In the last paragraph, Peter finishes writing the story, and we learn that he and Kit are now married with sons and are living in a lakeside house in Cumberland, which is Kit's inherited estate.

==Characters==
- Peter Brownrigg – Narrator and protagonist. 14-year-old Cumberland boy, Kit's friend. Peter is a very adventurous boy who can't stay out of trouble. Wanted by Sir Philip Morton
- Kit Kirkstone (Note: This pseudonym is taken from the Kirkstone Pass.) – Protagonist. 13-year-old runaway girl, real name Katharine Russell, Peter's friend
- Sir Philip Morton – Antagonist. Ruthless landlord and conspiracy leader
- The Yellow Gentleman (Sir David Vicars) – Playhouse pirate and part of the plot to kill the Queen.
- Mr Desmond – Actor
- Mrs Desmond – Mr Desmond's wife
- Anthony Duncan – Conspirator
- John Somers – Actor, conspirator, assassin
- Tom Boyd – Secret agent
- Sir Joseph Williams – Counselor of Queen Elizabeth

Historical characters
- Mr Burbage – Actor and owner of the Globe Theatre in London
- William Shakespeare – Playwright and actor
- Sir Robert Cecil – Government minister and head of the Queen's Secret Service
- Sir Francis Bacon – Philosopher, statesman and essayist; cousin of Sir Robert Cecil
- Queen Elizabeth I of England- Ruler of England and targeted to be killed by the conspirators.

==Significance of work==
Cue for Treason was not Trease's first novel, as he had already written a few other children's novels, notably Bows Against the Barons and Comrades for the Charter, where he showed a strong streak of political radicalism.
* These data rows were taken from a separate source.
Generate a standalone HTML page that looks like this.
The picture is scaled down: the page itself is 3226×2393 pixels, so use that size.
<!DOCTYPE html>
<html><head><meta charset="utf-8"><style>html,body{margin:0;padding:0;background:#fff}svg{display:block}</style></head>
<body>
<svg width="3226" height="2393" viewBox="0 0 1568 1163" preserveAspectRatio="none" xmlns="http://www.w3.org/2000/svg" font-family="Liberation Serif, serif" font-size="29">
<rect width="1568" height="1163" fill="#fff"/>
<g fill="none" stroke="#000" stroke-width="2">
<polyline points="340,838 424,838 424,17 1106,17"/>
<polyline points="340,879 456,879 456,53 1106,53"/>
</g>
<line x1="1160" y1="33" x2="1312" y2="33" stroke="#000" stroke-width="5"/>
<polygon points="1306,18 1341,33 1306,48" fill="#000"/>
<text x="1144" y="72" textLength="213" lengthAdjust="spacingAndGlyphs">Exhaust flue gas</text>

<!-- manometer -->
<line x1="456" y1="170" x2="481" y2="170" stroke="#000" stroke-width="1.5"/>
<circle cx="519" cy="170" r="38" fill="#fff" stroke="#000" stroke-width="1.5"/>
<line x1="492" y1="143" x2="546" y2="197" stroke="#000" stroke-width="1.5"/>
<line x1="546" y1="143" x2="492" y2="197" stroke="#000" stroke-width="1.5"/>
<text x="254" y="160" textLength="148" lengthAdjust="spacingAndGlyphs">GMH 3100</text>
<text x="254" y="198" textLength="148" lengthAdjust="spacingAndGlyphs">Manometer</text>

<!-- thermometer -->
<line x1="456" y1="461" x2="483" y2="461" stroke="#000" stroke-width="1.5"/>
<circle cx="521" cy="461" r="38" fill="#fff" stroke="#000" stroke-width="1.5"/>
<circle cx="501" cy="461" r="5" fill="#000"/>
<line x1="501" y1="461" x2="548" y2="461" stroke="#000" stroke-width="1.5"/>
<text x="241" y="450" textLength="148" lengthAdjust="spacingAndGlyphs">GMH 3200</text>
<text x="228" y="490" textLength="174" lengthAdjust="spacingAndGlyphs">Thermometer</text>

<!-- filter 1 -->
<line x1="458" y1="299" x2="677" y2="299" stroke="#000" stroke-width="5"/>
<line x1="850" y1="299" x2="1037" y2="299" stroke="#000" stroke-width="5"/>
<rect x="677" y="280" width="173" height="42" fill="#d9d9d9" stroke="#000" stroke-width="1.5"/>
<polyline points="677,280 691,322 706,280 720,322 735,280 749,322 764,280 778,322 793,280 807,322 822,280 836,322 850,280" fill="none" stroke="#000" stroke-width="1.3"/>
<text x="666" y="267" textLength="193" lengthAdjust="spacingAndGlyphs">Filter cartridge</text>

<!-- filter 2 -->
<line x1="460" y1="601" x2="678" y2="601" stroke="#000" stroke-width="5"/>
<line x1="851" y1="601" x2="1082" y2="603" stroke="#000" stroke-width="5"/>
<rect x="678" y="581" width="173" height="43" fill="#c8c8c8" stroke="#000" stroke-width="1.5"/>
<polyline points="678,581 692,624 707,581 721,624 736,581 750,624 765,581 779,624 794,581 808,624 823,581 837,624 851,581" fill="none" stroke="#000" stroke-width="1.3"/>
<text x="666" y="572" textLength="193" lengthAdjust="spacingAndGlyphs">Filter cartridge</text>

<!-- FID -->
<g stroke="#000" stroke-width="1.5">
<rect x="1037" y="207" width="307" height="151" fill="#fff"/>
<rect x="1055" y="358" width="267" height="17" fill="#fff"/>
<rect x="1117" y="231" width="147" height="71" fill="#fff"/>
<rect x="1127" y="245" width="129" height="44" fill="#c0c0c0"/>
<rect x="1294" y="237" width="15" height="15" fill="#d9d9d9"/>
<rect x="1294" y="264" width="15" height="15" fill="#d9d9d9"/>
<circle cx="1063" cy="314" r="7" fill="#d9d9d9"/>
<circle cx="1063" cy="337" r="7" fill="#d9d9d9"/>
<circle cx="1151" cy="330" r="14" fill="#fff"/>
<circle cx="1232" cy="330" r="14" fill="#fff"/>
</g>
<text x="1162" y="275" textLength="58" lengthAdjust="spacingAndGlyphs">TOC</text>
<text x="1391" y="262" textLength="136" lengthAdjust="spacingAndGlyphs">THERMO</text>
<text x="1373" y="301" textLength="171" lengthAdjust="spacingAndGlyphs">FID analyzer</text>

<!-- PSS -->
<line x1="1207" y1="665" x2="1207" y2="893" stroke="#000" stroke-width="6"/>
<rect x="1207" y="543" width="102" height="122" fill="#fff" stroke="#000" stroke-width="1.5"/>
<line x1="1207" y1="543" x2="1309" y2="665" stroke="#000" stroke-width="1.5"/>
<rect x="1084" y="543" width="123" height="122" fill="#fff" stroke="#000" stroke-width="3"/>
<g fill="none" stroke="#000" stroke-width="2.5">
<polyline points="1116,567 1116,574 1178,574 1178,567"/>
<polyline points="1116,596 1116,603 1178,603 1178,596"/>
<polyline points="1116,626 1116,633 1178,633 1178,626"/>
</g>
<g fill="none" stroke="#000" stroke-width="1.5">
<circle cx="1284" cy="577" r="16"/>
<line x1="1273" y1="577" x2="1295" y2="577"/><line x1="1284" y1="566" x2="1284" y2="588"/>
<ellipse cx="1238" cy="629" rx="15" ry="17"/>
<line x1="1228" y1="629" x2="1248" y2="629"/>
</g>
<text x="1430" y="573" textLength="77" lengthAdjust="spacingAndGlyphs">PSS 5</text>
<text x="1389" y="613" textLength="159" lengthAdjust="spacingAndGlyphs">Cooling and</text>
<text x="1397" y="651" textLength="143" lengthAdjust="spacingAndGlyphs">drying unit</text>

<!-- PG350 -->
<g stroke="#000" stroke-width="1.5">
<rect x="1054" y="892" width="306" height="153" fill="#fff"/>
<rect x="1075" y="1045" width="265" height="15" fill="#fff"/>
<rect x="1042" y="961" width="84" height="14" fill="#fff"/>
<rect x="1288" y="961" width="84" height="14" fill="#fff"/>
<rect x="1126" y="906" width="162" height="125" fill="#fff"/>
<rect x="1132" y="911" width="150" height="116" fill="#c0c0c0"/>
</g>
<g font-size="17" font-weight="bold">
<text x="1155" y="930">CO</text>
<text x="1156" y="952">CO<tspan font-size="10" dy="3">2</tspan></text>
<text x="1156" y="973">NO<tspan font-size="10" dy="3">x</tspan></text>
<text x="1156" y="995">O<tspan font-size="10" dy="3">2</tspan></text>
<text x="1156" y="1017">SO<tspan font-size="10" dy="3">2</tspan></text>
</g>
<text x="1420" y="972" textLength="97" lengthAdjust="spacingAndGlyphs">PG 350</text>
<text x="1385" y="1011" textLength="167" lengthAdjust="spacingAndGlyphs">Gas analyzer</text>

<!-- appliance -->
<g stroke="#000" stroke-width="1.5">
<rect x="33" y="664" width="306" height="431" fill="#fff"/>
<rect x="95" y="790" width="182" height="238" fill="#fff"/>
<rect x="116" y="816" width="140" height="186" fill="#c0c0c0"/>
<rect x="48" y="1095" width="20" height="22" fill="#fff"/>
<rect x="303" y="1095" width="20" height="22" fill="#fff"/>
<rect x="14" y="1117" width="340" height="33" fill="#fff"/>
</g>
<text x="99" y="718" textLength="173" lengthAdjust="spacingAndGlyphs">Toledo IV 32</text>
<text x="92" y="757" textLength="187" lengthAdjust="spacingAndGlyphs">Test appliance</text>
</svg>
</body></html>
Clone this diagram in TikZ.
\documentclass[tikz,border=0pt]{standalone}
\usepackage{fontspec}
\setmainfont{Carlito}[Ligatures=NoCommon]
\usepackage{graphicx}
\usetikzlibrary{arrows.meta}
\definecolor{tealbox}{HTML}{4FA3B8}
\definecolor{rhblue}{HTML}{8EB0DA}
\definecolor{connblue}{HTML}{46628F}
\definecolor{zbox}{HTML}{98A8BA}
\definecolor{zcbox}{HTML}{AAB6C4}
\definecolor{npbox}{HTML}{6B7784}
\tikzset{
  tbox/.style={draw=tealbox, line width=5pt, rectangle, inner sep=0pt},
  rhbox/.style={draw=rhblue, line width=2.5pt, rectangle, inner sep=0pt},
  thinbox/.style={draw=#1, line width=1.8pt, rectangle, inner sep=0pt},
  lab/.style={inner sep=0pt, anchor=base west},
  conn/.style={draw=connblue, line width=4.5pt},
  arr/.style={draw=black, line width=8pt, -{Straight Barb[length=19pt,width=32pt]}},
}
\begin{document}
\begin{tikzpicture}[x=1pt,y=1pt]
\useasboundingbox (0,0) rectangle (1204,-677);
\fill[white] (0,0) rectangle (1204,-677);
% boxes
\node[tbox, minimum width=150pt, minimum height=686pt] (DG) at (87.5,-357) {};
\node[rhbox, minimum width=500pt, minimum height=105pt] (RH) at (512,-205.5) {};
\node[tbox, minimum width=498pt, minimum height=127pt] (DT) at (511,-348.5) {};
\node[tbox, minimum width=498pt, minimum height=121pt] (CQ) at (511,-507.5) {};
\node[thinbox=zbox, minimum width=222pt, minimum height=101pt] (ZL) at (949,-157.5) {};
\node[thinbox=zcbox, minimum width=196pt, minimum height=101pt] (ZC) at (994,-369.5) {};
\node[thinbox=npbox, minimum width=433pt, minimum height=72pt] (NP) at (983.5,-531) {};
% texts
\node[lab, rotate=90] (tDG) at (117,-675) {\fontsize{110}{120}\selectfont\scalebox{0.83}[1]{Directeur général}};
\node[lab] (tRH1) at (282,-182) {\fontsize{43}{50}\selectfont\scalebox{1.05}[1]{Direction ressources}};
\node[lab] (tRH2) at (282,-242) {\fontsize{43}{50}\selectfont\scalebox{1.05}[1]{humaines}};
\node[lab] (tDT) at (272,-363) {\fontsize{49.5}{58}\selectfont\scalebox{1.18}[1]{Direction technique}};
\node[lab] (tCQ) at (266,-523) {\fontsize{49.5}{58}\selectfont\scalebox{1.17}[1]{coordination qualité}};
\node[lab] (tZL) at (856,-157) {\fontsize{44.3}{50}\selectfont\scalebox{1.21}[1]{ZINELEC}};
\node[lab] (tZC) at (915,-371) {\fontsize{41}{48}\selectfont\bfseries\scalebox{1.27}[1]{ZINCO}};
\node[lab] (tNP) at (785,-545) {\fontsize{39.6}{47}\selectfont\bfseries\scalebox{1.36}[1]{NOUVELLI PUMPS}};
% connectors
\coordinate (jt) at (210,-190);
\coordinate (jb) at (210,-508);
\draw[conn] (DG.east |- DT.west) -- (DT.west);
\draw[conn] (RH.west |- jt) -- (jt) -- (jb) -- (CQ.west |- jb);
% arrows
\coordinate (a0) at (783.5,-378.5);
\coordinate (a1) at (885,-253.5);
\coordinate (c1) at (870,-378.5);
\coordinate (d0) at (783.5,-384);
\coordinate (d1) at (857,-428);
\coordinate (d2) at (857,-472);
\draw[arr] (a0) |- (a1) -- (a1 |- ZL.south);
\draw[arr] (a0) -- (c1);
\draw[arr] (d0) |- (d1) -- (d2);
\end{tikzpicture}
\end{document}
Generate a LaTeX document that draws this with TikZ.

However, Cue for Treason was written fairly early in his writing career and was, in a sense, his definitive work. As well as being his best-known, it has been described as creating the template on which he wrote many of his later novels. In particular, he has as his central character an adolescent male who meets an adolescent female who proves a strong character in her own right. He also employs some plot devices which he sometimes used in his later works, e.g. the heroine spends a large part of the story disguised as a boy, and to advance the plot, the hero happens to overhear the villains talking. However, although in this case the hero and heroine marry at the end, he avoids this obvious ending in some of his later novels (e.g. The Hills of Varna, which otherwise shows some similarity to Cue for Treason).

The novel is marked by a strong sense of place, particularly showing Trease's love of the Lake District, where he also set his Bannerdale stories, including No Boats on Bannermere.

The politics of the Elizabethan era are mentioned in the novel: social concerns over enclosures and unemployment, and the state matters of rebellion and invasion. Forced marriage and the exclusion of women from the drama are touched upon. The values of patriotism, loyalty and independence are stressed. The motives of the conspirators are not examined, being assumed to be simply wealth and power; although historically, religion would have been a factor, this is not mentioned beyond a casual reference to "old ways".

The English Renaissance theatre is represented by its two extremes: a poor temporary company which tours around England, and the Lord Chamberlain's Men, who perform for the Queen and her court.

There is a stage adaptation by Peter Craig.